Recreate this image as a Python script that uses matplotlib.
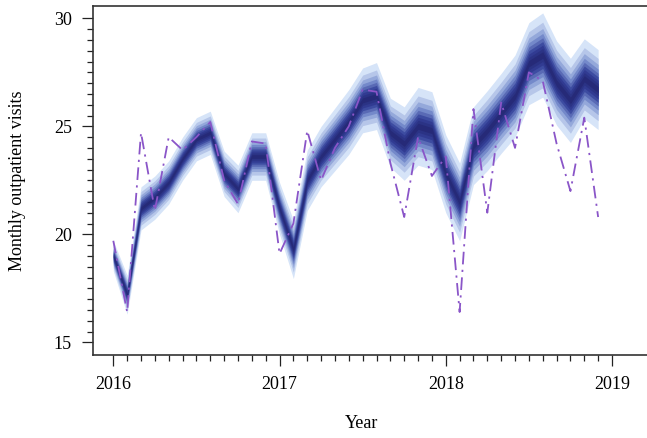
import numpy as np
import matplotlib
matplotlib.use("Agg")
import matplotlib.pyplot as plt
from matplotlib.colors import LinearSegmentedColormap
from matplotlib.ticker import FixedLocator

# Monthly time axis (2016-01 .. 2018-12)
months = np.arange(2016, 2019, 1/12)[:36]

# Central (median) fitted values of the fan
center = [19.0, 17.2, 21.2, 21.7, 22.4, 23.5, 24.4, 24.7, 22.8, 22.1, 23.6, 23.6,
          21.2, 19.3, 22.5, 23.6, 24.4, 25.2, 26.2, 26.4, 24.7, 24.2, 25.0, 24.8,
          22.8, 21.5, 24.1, 24.8, 25.6, 26.4, 27.9, 28.3, 27.0, 26.2, 27.2, 26.7]

# Half-width of the outermost band of the fan
halfwidth = [0.7, 0.9, 1.0, 1.0, 1.0, 1.0, 1.0, 1.0, 1.05, 1.1, 1.1, 1.1,
             1.2, 1.35, 1.4, 1.4, 1.45, 1.5, 1.5, 1.55, 1.6, 1.7, 1.8, 1.8,
             1.8, 1.8, 1.8, 1.85, 1.85, 1.9, 1.9, 1.95, 1.95, 1.95, 1.85, 1.85]

# Observed monthly outpatient visits
actual = [19.7, 16.4, 24.7, 21.1, 24.5, 23.9, 24.5, 25.2, 22.5, 21.4, 24.3, 24.2,
          19.1, 20.5, 24.8, 22.5, 24.0, 25.0, 26.7, 26.6, 23.3, 20.8, 24.5, 22.7,
          23.6, 16.4, 25.8, 21.0, 26.1, 24.0, 27.5, 27.1, 24.2, 22.0, 25.4, 20.8]

year_ticks = [2016, 2017, 2018, 2019]
y_ticks = [15, 20, 25, 30]

# relative widths of the fan bands (central intervals 10%..90%)
band_frac = [0.077, 0.154, 0.234, 0.319, 0.41, 0.512, 0.63, 0.78, 1.0]

plt.rcParams['font.family'] = ['Liberation Serif', 'DejaVu Serif']

fig = plt.figure(figsize=(6.47, 4.38), dpi=100)
ax = fig.add_axes([92.7/647, 1-355/438, 1-92.7/647, (355-5.7)/438])

c = np.array(center)
h = np.array(halfwidth)
nb = len(band_frac)
cmap = LinearSegmentedColormap.from_list("fan", ["#262a78", "#34419a", "#7d93d0", "#d6e4f8"])
for k in range(nb - 1, -1, -1):
    col = cmap(k / (nb - 1))
    ax.fill_between(months, c - h*band_frac[k], c + h*band_frac[k], color=col, linewidth=0)

ax.plot(months, actual, color="#8a55c8", lw=1.3, linestyle=(0, (7, 3, 1.2, 3)))

ax.set_xlim(2016 - 20.6/166.2, 2019 + 35/166.2)
ax.set_ylim(30 - (355-18.3)/21.6, 30 + 12.6/21.6)

ax.xaxis.set_major_locator(FixedLocator(year_ticks))
ax.xaxis.set_minor_locator(FixedLocator([2016 + i/12 for i in range(37)]))
ax.yaxis.set_major_locator(FixedLocator(y_ticks))
ax.yaxis.set_minor_locator(FixedLocator([15 + 0.5*i for i in range(31)]))
ax.set_xticklabels([str(y) for y in year_ticks])
ax.set_yticklabels([str(y) for y in y_ticks])

ax.tick_params(which='major', direction='out', length=8, width=0.9, labelsize=13, pad=7, color='#222222')
ax.tick_params(which='minor', direction='out', length=4, width=0.9, color='#222222')
ax.spines['right'].set_visible(False)
for s in ['left', 'top', 'bottom']:
    ax.spines[s].set_linewidth(1.2)
    ax.spines[s].set_color('#333333')

ax.set_xlabel("Year", fontsize=13)
ax.xaxis.set_label_coords((362-92.7)/(647-92.7), -(423-355)/(355-5.7), transform=ax.transAxes)
ax.set_ylabel("Monthly outpatient visits", fontsize=13)
ax.yaxis.set_label_coords(-(92.7-18)/(647-92.7), 0.5, transform=ax.transAxes)
ax.xaxis.label.set_va('center')
ax.yaxis.label.set_va('center')

fig.savefig("out.png", dpi=100)
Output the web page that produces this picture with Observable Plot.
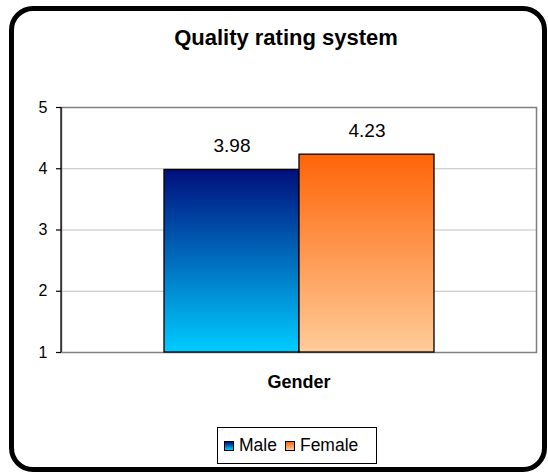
<!DOCTYPE html>
<html>
<head>
<meta charset="utf-8">
<script src="https://cdn.jsdelivr.net/npm/d3@7"></script>
<script src="https://cdn.jsdelivr.net/npm/@observablehq/plot@0.6"></script>
<style>
  html, body { margin: 0; padding: 0; background: #fff; }
  #wrap { position: relative; width: 548px; height: 474px; font-family: "Liberation Sans", Arial, sans-serif; overflow: hidden; }
  #border { position: absolute; left: 9px; top: 6px; width: 538px; height: 466px; box-sizing: border-box; border: 5px solid #000; border-radius: 24px; }
  #title { position: absolute; left: 0; width: 572px; top: 25px; text-align: center; font-weight: bold; font-size: 22px; color: #000; }
  #chart { position: absolute; left: 0; top: 0; }
  #legend { position: absolute; left: 217px; top: 427px; width: 160px; height: 37px; box-sizing: border-box; border: 1px solid #000; display: flex; align-items: center; justify-content: flex-start; padding-left: 6px; gap: 8px; font-size: 17.5px; color: #000; }
  .item { display: flex; align-items: center; gap: 5px; }
  .sw { width: 10px; height: 10px; border: 1px solid #000; box-sizing: border-box; }
</style>
</head>
<body>
<div id="wrap">
  <div id="border"></div>
  <div id="chart"></div>
  <div id="title"></div>
  <div id="legend"></div>
</div>
<script>
const title = "Quality rating system";
const genders = ["Male", "Female"];
const ratings = [3.98, 4.23];
const yTicks = [1, 2, 3, 4, 5];
const xLabel = "Gender";
const gradTop = ["#000f7c", "#ff6408"];
const gradBottom = ["#00ccff", "#ffcc99"];
const gradIds = ["gradMale", "gradFemale"];

const data = genders.map((g, i) => ({gender: g, value: ratings[i]}));

function defsMark() {
  const g = d3.create("svg:g");
  const defs = g.append("defs");
  gradIds.forEach((id, i) => {
    const lg = defs.append("linearGradient").attr("id", id)
      .attr("x1", 0).attr("y1", 0).attr("x2", 0).attr("y2", 1);
    lg.append("stop").attr("offset", "0%").attr("stop-color", gradTop[i]);
    lg.append("stop").attr("offset", "100%").attr("stop-color", gradBottom[i]);
  });
  return g.node();
}

function leftLine(index, scales, values, dimensions) {
  const {marginLeft, marginTop, height, marginBottom} = dimensions;
  return d3.create("svg:line")
    .attr("x1", marginLeft).attr("x2", marginLeft)
    .attr("y1", marginTop).attr("y2", height - marginBottom)
    .attr("stroke", "#000").attr("stroke-width", 1.2).node();
}

const plot = Plot.plot({
  width: 548,
  height: 474,
  marginLeft: 61,
  marginRight: 12,
  marginTop: 107,
  marginBottom: 122,
  style: {fontFamily: "'Liberation Sans', Arial, sans-serif", fontSize: "16px", background: "transparent", color: "#000"},
  x: {domain: genders, paddingInner: 0, paddingOuter: 0.753, axis: null},
  y: {domain: [1, 5], axis: null},
  color: {domain: genders, range: gradIds.map(id => `url(#${id})`)},
  marks: [
    defsMark,
    Plot.gridY(yTicks.slice(1, -1), {stroke: "#c0c0c0", strokeOpacity: 1, strokeWidth: 1}),
    Plot.frame({stroke: "#808080", strokeWidth: 1.5}),
    leftLine,
    Plot.axisY({ticks: yTicks, tickFormat: d => String(d), label: null, tickSize: 5, tickPadding: 9, fontSize: 16, stroke: "#000", strokeWidth: 1.2}),
    Plot.barY(data, {x: "gender", y1: 1, y2: "value", fill: "gender", stroke: "#000", strokeWidth: 1.3}),
    Plot.text(data, {x: "gender", y: "value", text: d => d.value.toFixed(2), dy: -24, fontSize: 19, fill: "#000"}),
    Plot.text([xLabel], {frameAnchor: "bottom", text: d => d, dy: 35, fontSize: 18, fontWeight: "bold", fill: "#000", letterSpacing: "1.3px"})
  ]
});
document.getElementById("chart").appendChild(plot);
document.getElementById("title").textContent = title;

const legend = document.getElementById("legend");
genders.forEach((g, i) => {
  const item = document.createElement("div");
  item.className = "item";
  const sw = document.createElement("div");
  sw.className = "sw";
  sw.style.background = `linear-gradient(${gradTop[i]}, ${gradBottom[i]})`;
  const lab = document.createElement("span");
  lab.textContent = g;
  item.appendChild(sw);
  item.appendChild(lab);
  legend.appendChild(item);
});
</script>
</body>
</html>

==================================================

* [What you will do]: Each line that holds the word "matplotlib" should be extracted from the records.

* [Result of this task]:
Recreate this image as a Python script that uses matplotlib.
import matplotlib
matplotlib.use("Agg")
import matplotlib.pyplot as plt
from matplotlib.colors import LinearSegmentedColormap
from matplotlib.ticker import FixedLocator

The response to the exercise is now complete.